Figure scripts =

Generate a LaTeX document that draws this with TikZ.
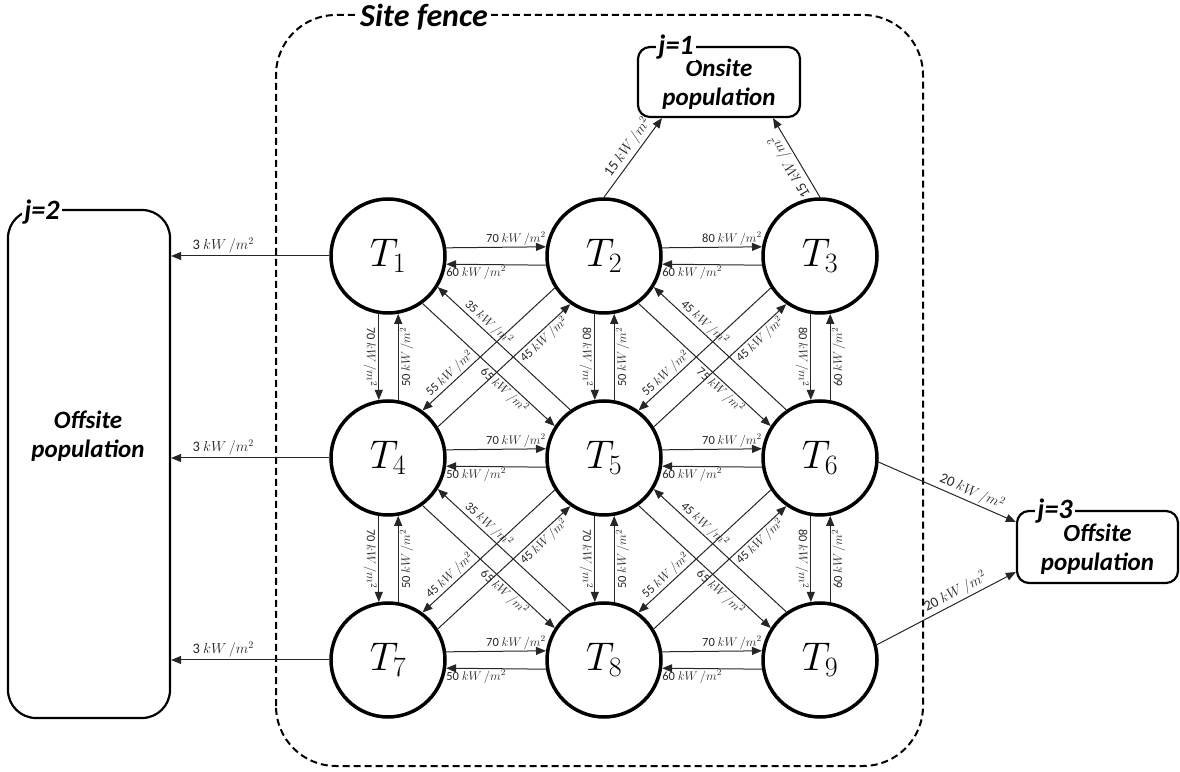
\documentclass[tikz,border=0pt]{standalone}
\usepackage{fix-cm}
\usepackage{fontspec}
\setmainfont{Carlito}
\usetikzlibrary{arrows.meta,calc}
\newcommand\kw[1]{#1 $kW\,/m^2$}
\newcommand\hR[3]{\draw[flow] (#1.8.6) -- node[lab,pos=0.7,above]{\kw{#3}} (#2.171.4);}
\newcommand\hL[3]{\draw[flow] (#1.-171.4) -- node[lab,pos=0.7,below]{\kw{#3}} (#2.-8.6);}
\newcommand\vD[3]{\draw[flow] (#1.-99.1) -- node[lab,pos=0.5,rotate=-90,anchor=north]{\kw{#3}} (#2.99.1);}
\newcommand\vU[3]{\draw[flow] (#1.80.9) -- node[lab,pos=0.5,rotate=90,anchor=north]{\kw{#3}} (#2.-80.9);}
\newcommand\dDR[3]{\draw[flow] (#1.-54.1) -- node[lab,pos=0.66,sloped,below]{\kw{#3}} (#2.147.9);}
\newcommand\dUL[3]{\draw[flow] (#1.125.9) -- node[lab,pos=0.66,sloped,above]{\kw{#3}} (#2.-32.1);}
\newcommand\dDL[3]{\draw[flow] (#1.-147.9) -- node[lab,pos=0.75,sloped,above]{\kw{#3}} (#2.54.1);}
\newcommand\dUR[3]{\draw[flow] (#1.32.1) -- node[lab,pos=0.76,sloped,below]{\kw{#3}} (#2.-125.9);}
\begin{document}
\begin{tikzpicture}[x=1pt,y=1pt,
  tank/.style={circle,draw,line width=3.5pt,minimum size=114pt,inner sep=0pt,font=\fontsize{40}{44}\selectfont},
  flow/.style={draw=black!85,line width=1pt,-{Triangle[length=10pt,width=8pt]}},
  lab/.style={font=\fontsize{12.5}{13}\selectfont,inner sep=1.2pt,text=black!85},
  blab/.style={font=\fontsize{14.5}{15}\selectfont,inner sep=2pt,text=black!85},
  popbox/.style={draw,line width=2.2pt,inner sep=0pt},
  jlab/.style={fill=white,inner sep=2pt,font=\bfseries\itshape\fontsize{28}{30}\selectfont},
  poptext/.style={align=center,font=\bfseries\itshape\fontsize{25}{29}\selectfont},
]
\useasboundingbox (0,0) rectangle (1180,771);
% site fence
\draw[dash pattern=on 7pt off 4pt, line width=2pt, rounded corners=60pt] (276,5) rectangle (923,756);
\node[fill=white,font=\bfseries\itshape\fontsize{32}{34}\selectfont,inner sep=3pt] (fence) at (424,754) {Site fence};
% population boxes
\node[popbox,rounded corners=12pt,minimum width=162pt,minimum height=70pt] (j1) at (719,689) {};
\node[poptext] (j1t) at (719,687) {Onsite\\population};
\node[jlab] (j1l) at (676,724) {j=1};
\node[popbox,rounded corners=28pt,minimum width=162pt,minimum height=508pt] (j2) at (89,307) {};
\node[poptext] (j2t) at (88,335) {Offsite\\population};
\node[jlab] (j2l) at (42,559) {j=2};
\node[popbox,rounded corners=12pt,minimum width=161pt,minimum height=72pt] (j3) at (1097.5,224) {};
\node[poptext] (j3t) at (1097.5,222) {Offsite\\population};
\node[jlab] (j3l) at (1055,260) {j=3};
% tanks
\node[tank] (T1) at (388,515) {$T_1$};
\node[tank] (T2) at (604,515) {$T_2$};
\node[tank] (T3) at (820,515) {$T_3$};
\node[tank] (T4) at (388,313) {$T_4$};
\node[tank] (T5) at (604,313) {$T_5$};
\node[tank] (T6) at (820,313) {$T_6$};
\node[tank] (T7) at (388,111) {$T_7$};
\node[tank] (T8) at (604,111) {$T_8$};
\node[tank] (T9) at (820,111) {$T_9$};
% horizontal
\hR{T1}{T2}{70} \hL{T2}{T1}{60}
\hR{T2}{T3}{80} \hL{T3}{T2}{60}
\hR{T4}{T5}{70} \hL{T5}{T4}{50}
\hR{T5}{T6}{70} \hL{T6}{T5}{60}
\hR{T7}{T8}{70} \hL{T8}{T7}{50}
\hR{T8}{T9}{70} \hL{T9}{T8}{60}
% vertical
\vD{T1}{T4}{70} \vU{T4}{T1}{50}
\vD{T2}{T5}{80} \vU{T5}{T2}{50}
\vD{T3}{T6}{80} \vU{T6}{T3}{60}
\vD{T4}{T7}{70} \vU{T7}{T4}{50}
\vD{T5}{T8}{70} \vU{T8}{T5}{50}
\vD{T6}{T9}{80} \vU{T9}{T6}{60}
% diagonals
\dDR{T1}{T5}{65} \dUL{T5}{T1}{35} \dDL{T2}{T4}{55} \dUR{T4}{T2}{45}
\dDR{T2}{T6}{75} \dUL{T6}{T2}{45} \dDL{T3}{T5}{55} \dUR{T5}{T3}{45}
\dDR{T4}{T8}{65} \dUL{T8}{T4}{35} \dDL{T5}{T7}{45} \dUR{T7}{T5}{45}
\dDR{T5}{T9}{65} \dUL{T9}{T5}{45} \dDL{T6}{T8}{55} \dUR{T8}{T6}{45}
% to populations
\draw[flow] (T1.west) -- node[blab,pos=0.67,above]{\kw{3}} (T1.west -| j2.east);
\draw[flow] (T4.west) -- node[blab,pos=0.67,above]{\kw{3}} (T4.west -| j2.east);
\draw[flow] (T7.west) -- node[blab,pos=0.67,above]{\kw{3}} (T7.west -| j2.east);
\draw[flow] (T2.north) -- node[blab,pos=0.55,sloped,above]{\kw{15}} ([xshift=-57pt]j1.south);
\draw[flow] (T3.north) -- node[blab,pos=0.45,rotate=120,anchor=south]{\kw{15}} ([xshift=54pt]j1.south);
\draw[flow] (T6.-4) -- node[blab,pos=0.65,sloped,above]{\kw{20}} ([yshift=25pt]j3.west);
\draw[flow] (T9.15) -- node[blab,pos=0.6,sloped,above]{\kw{20}} ([yshift=-25pt]j3.west);
\end{tikzpicture}
\end{document}
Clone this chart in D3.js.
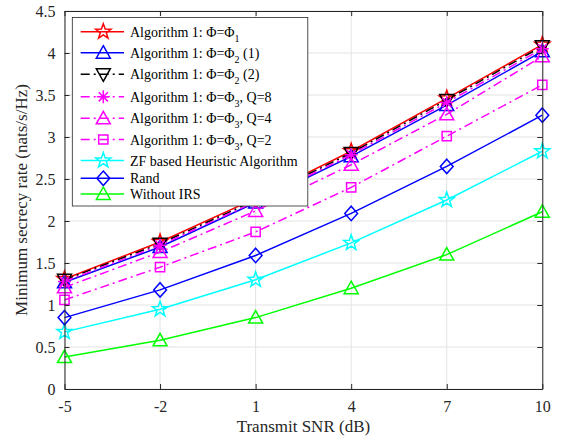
<!DOCTYPE html>
<html>
<head>
<meta charset="utf-8">
<script src="https://cdn.jsdelivr.net/npm/d3@7"></script>
<style>
  html, body { margin: 0; padding: 0; background: #fff; }
  svg { display: block; }
  svg text { font-family: "Liberation Serif", "Times New Roman", Times, serif !important; }
</style>
</head>
<body>
<svg id="chart" width="562" height="438"></svg>
<script>
// ---- data ----
const snr = [-5, -2, 1, 4, 7, 10];
const phi1   = [1.31, 1.75, 2.27, 2.83, 3.46, 4.10];
const phi2a  = [1.27, 1.69, 2.22, 2.77, 3.38, 4.02];
const phi2b  = [1.30, 1.73, 2.25, 2.81, 3.44, 4.08];
const phi3q8 = [1.28, 1.71, 2.23, 2.79, 3.41, 4.05];
const phi3q4 = [1.21, 1.63, 2.12, 2.67, 3.27, 3.96];
const phi3q2 = [1.06, 1.45, 1.87, 2.40, 3.01, 3.62];
const zfHeur = [0.68, 0.95, 1.30, 1.74, 2.25, 2.83];
const randPh = [0.85, 1.18, 1.59, 2.09, 2.65, 3.26];
const noIRS  = [0.38, 0.58, 0.85, 1.20, 1.60, 2.11];

const xTicks = [-5, -2, 1, 4, 7, 10];
const yTicks = [0, 0.5, 1, 1.5, 2, 2.5, 3, 3.5, 4, 4.5];

const labelMain = ["Algorithm 1: \u03A6=\u03A6", "Algorithm 1: \u03A6=\u03A6", "Algorithm 1: \u03A6=\u03A6",
                   "Algorithm 1: \u03A6=\u03A6", "Algorithm 1: \u03A6=\u03A6", "Algorithm 1: \u03A6=\u03A6",
                   "ZF based Heuristic Algorithm", "Rand", "Without IRS"];
const labelSub  = ["1", "2", "2", "3", "3", "3", "", "", ""];
const labelTail = ["", " (1)", " (2)", ", Q=8", ", Q=4", ", Q=2", "", "", ""];

const xLabel = "Transmit SNR (dB)";
const yLabel = "Minimum secrecy rate (nats/s/Hz)";

// ---- styling ----
const FONT = "Liberation Serif, Times New Roman, serif";
const seriesValues = [phi1, phi2a, phi2b, phi3q8, phi3q4, phi3q2, zfHeur, randPh, noIRS];
const colors  = ["#ff0000", "#0000ff", "#000000", "#ff00ff", "#ff00ff", "#ff00ff", "#00ffff", "#0000ff", "#00ff00"];
const dashes  = [null, null, "9,4,2,4", "9,4,2,4", "9,4,2,4", "9,4,2,4", null, null, null];
const markers = ["pentagram", "triUp", "triDown", "asterisk", "triUp", "square", "pentagram", "diamond", "triUp"];

function markerPath(type) {
  const p = d3.path();
  if (type === "triUp") {
    p.moveTo(0, -7); p.lineTo(7, 5.5); p.lineTo(-7, 5.5); p.closePath();
  } else if (type === "triDown") {
    p.moveTo(0, 7); p.lineTo(7, -5.5); p.lineTo(-7, -5.5); p.closePath();
  } else if (type === "square") {
    p.rect(-4.6, -4.6, 9.2, 9.2);
  } else if (type === "diamond") {
    p.moveTo(0, -7.2); p.lineTo(6.4, 0); p.lineTo(0, 7.2); p.lineTo(-6.4, 0); p.closePath();
  } else if (type === "pentagram") {
    const R = 8, r = 3.2;
    for (let i = 0; i < 10; i++) {
      const a = -Math.PI / 2 + i * Math.PI / 5;
      const rad = i % 2 === 0 ? R : r;
      const px = rad * Math.cos(a), py = rad * Math.sin(a);
      if (i === 0) p.moveTo(px, py); else p.lineTo(px, py);
    }
    p.closePath();
  } else if (type === "asterisk") {
    const r = 6.5;
    for (let i = 0; i < 4; i++) {
      const a = i * Math.PI / 4;
      p.moveTo(-r * Math.cos(a), -r * Math.sin(a));
      p.lineTo(r * Math.cos(a), r * Math.sin(a));
    }
  }
  return p.toString();
}

// ---- layout ----
const svg = d3.select("#chart").attr("font-family", FONT);
const L = 64.5, R = 542.3, T = 11, B = 389;
const x = d3.scaleLinear().domain([-5, 10]).range([L, R]);
const y = d3.scaleLinear().domain([0, 4.5]).range([B, T]);
const axisColor = "#262626";

// grid
const grid = svg.append("g");
grid.selectAll("line.gx").data(xTicks).join("line")
  .attr("x1", d => x(d)).attr("x2", d => x(d)).attr("y1", T).attr("y2", B)
  .attr("stroke", "#e3e3e3").attr("stroke-width", 1);
grid.selectAll("line.gy").data(yTicks).join("line")
  .attr("x1", L).attr("x2", R).attr("y1", d => y(d)).attr("y2", d => y(d))
  .attr("stroke", "#e3e3e3").attr("stroke-width", 1);

// series
const plot = svg.append("g");
const line = d3.line().x((d, i) => x(snr[i])).y(d => y(d));
seriesValues.forEach((vals, k) => {
  const g = plot.append("g");
  g.append("path").attr("d", line(vals))
    .attr("fill", "none").attr("stroke", colors[k]).attr("stroke-width", 1.5)
    .attr("stroke-dasharray", dashes[k]);
  g.selectAll("path.m").data(vals).join("path")
    .attr("class", "m")
    .attr("transform", (d, i) => `translate(${x(snr[i])},${y(d)})`)
    .attr("d", markerPath(markers[k]))
    .attr("fill", "none").attr("stroke", colors[k]).attr("stroke-width", 1.5);
});

// axes
const axB = d3.axisBottom(x).tickValues(xTicks).tickSizeInner(-5).tickSizeOuter(0).tickPadding(12).tickFormat(d => d);
const axT = d3.axisTop(x).tickValues(xTicks).tickSizeInner(-5).tickSizeOuter(0).tickFormat("");
const axLf = d3.axisLeft(y).tickValues(yTicks).tickSizeInner(-5).tickSizeOuter(0).tickPadding(9).tickFormat(d => d);
const axRt = d3.axisRight(y).tickValues(yTicks).tickSizeInner(-5).tickSizeOuter(0).tickFormat("");

function styleAxis(g) {
  g.attr("font-family", FONT).attr("font-size", 16);
  g.select(".domain").attr("stroke", axisColor).attr("stroke-width", 1);
  g.selectAll(".tick line").attr("stroke", axisColor).attr("stroke-width", 1);
  g.selectAll(".tick text").attr("fill", axisColor).attr("font-family", FONT).attr("font-size", 16);
}
svg.append("g").attr("transform", `translate(0,${B})`).call(axB).call(styleAxis);
svg.append("g").attr("transform", `translate(0,${T})`).call(axT).call(styleAxis);
svg.append("g").attr("transform", `translate(${L},0)`).call(axLf).call(styleAxis);
svg.append("g").attr("transform", `translate(${R},0)`).call(axRt).call(styleAxis);

// axis labels
svg.append("text").attr("x", (L + R) / 2).attr("y", 432)
  .attr("text-anchor", "middle").attr("fill", axisColor)
  .attr("font-family", FONT).attr("font-size", 17).text(xLabel);
svg.append("text").attr("transform", `translate(27,${(T + B) / 2}) rotate(-90)`)
  .attr("text-anchor", "middle").attr("fill", axisColor)
  .attr("font-family", FONT).attr("font-size", 17).text(yLabel);

// legend
const legRowY = [31.7, 52.7, 74.3, 96.8, 118.3, 139.5, 160.5, 178.3, 194];
const lg = svg.append("g");
lg.append("rect").attr("x", 72.3).attr("y", 17.5).attr("width", 235.5).attr("height", 188.5)
  .attr("fill", "#fff").attr("stroke", "#262626").attr("stroke-width", 0.8);
seriesValues.forEach((vals, k) => {
  const ry = legRowY[k];
  lg.append("line").attr("x1", 80.7).attr("x2", 124).attr("y1", ry).attr("y2", ry)
    .attr("stroke", colors[k]).attr("stroke-width", 1.5).attr("stroke-dasharray", dashes[k]);
  lg.append("path").attr("transform", `translate(103.3,${ry})`).attr("d", markerPath(markers[k]))
    .attr("fill", "none").attr("stroke", colors[k]).attr("stroke-width", 1.5);
  const t = lg.append("text").attr("x", 130).attr("y", ry + 5).attr("fill", "#000")
    .attr("font-family", FONT).attr("font-size", 14);
  t.append("tspan").text(labelMain[k]);
  if (labelSub[k]) {
    t.append("tspan").attr("dy", 5).attr("font-size", 10).text(labelSub[k]);
    if (labelTail[k]) t.append("tspan").attr("dy", -5).text(labelTail[k]);
  }
});
</script>
</body>
</html>
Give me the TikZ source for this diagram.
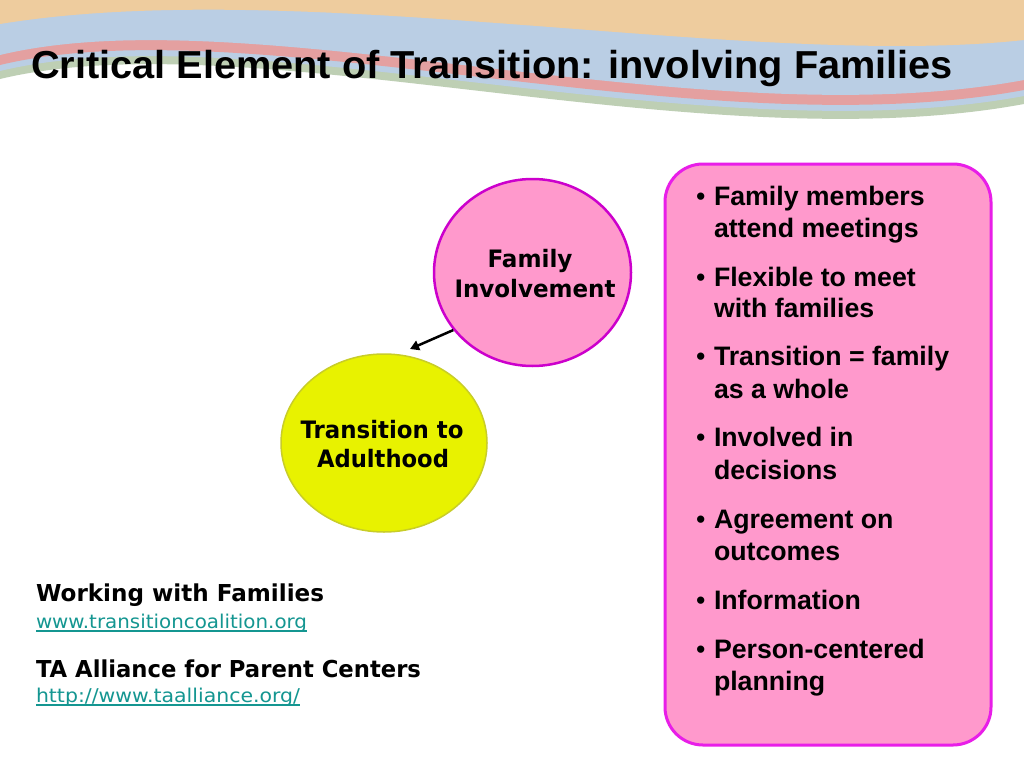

TO DO =
Pictures should be left out. Retype only the run of lines from the line containing "Clone this chart in D3.js." to the line containing "3.5, 4, 4.5];", inclusive.

SOLUTION =
Clone this chart in D3.js.
<!DOCTYPE html>
<html>
<head>
<meta charset="utf-8">
<script src="https://cdn.jsdelivr.net/npm/d3@7"></script>
<style>
  html, body { margin: 0; padding: 0; background: #fff; }
  svg { display: block; }
  svg text { font-family: "Liberation Serif", "Times New Roman", Times, serif !important; }
</style>
</head>
<body>
<svg id="chart" width="562" height="438"></svg>
<script>
// ---- data ----
const snr = [-5, -2, 1, 4, 7, 10];
const phi1   = [1.31, 1.75, 2.27, 2.83, 3.46, 4.10];
const phi2a  = [1.27, 1.69, 2.22, 2.77, 3.38, 4.02];
const phi2b  = [1.30, 1.73, 2.25, 2.81, 3.44, 4.08];
const phi3q8 = [1.28, 1.71, 2.23, 2.79, 3.41, 4.05];
const phi3q4 = [1.21, 1.63, 2.12, 2.67, 3.27, 3.96];
const phi3q2 = [1.06, 1.45, 1.87, 2.40, 3.01, 3.62];
const zfHeur = [0.68, 0.95, 1.30, 1.74, 2.25, 2.83];
const randPh = [0.85, 1.18, 1.59, 2.09, 2.65, 3.26];
const noIRS  = [0.38, 0.58, 0.85, 1.20, 1.60, 2.11];

const xTicks = [-5, -2, 1, 4, 7, 10];
const yTicks = [0, 0.5, 1, 1.5, 2, 2.5, 3, 3.5, 4, 4.5];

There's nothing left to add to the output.